If you're only ever using these inputs as file names inside your program, and you're storing them on a native Linux filesystem, then the critical things to watch for are:
- absolutely proscribe any file name starting with
../
or containing /../
or ending with /..
. Such file names could allow the user to reach files outside the directory tree that you're working in.
- Be wary of any file name containing
/
as these allow the user to name subdirectories, possibly with unintended consequences.
Other things that could cause trouble include:
- Non-ASCII characters that may have a different meaning if used in a different locale.
- Some ASCII punctuation characters may have a special meaning in parts of your processing system or may be invalid in some filesystems.
- Some parts of your system may be case-sensitive with other parts being case-insensitive. Consider normalizing the case.

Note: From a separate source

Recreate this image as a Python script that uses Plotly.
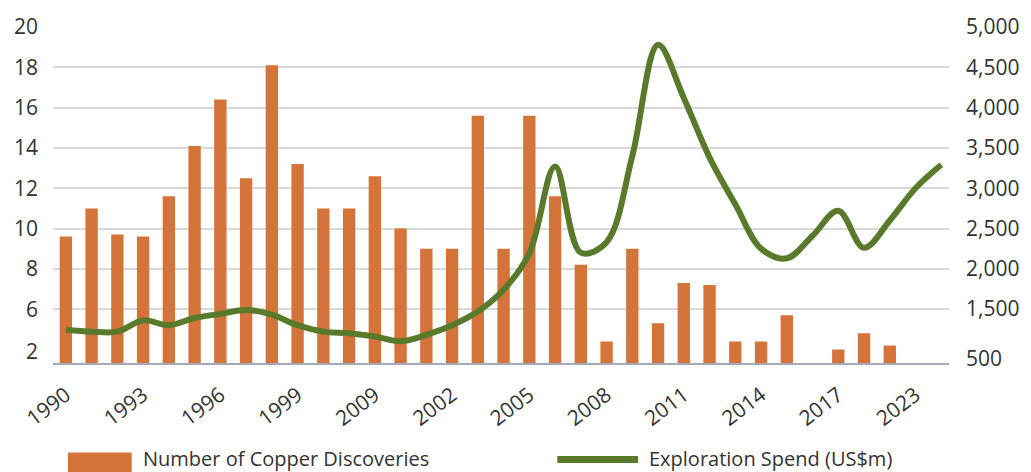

If applicable, restrict each field to something that isn't going to cause any trouble. For example:
- A machine ID should probably consist of only ASCII lower letters and digits (or only ASCII uppercase letters and digits).
- A hostname should consist of only ASCII lowercase letters and digits, plus
-
but not in an initial position (use Punycode for non-ASCII host names). If these are fully qualified host names, as opposed to host names in a network, then .
is also valid, but not in initial position.
- No field should be empty or contain a
/
or start with a .
(an initial .
could be .
or ..
— see above — and would be a dot file that ls
doesn't show by default and isn't included in the pattern *
in shells, so they're best avoided).
While control characters such as backspace aren't directly harmful, they can be indirectly harmful in that if you're investigating an issue on the command line, they can cause you to make mistakes. Do not allow them.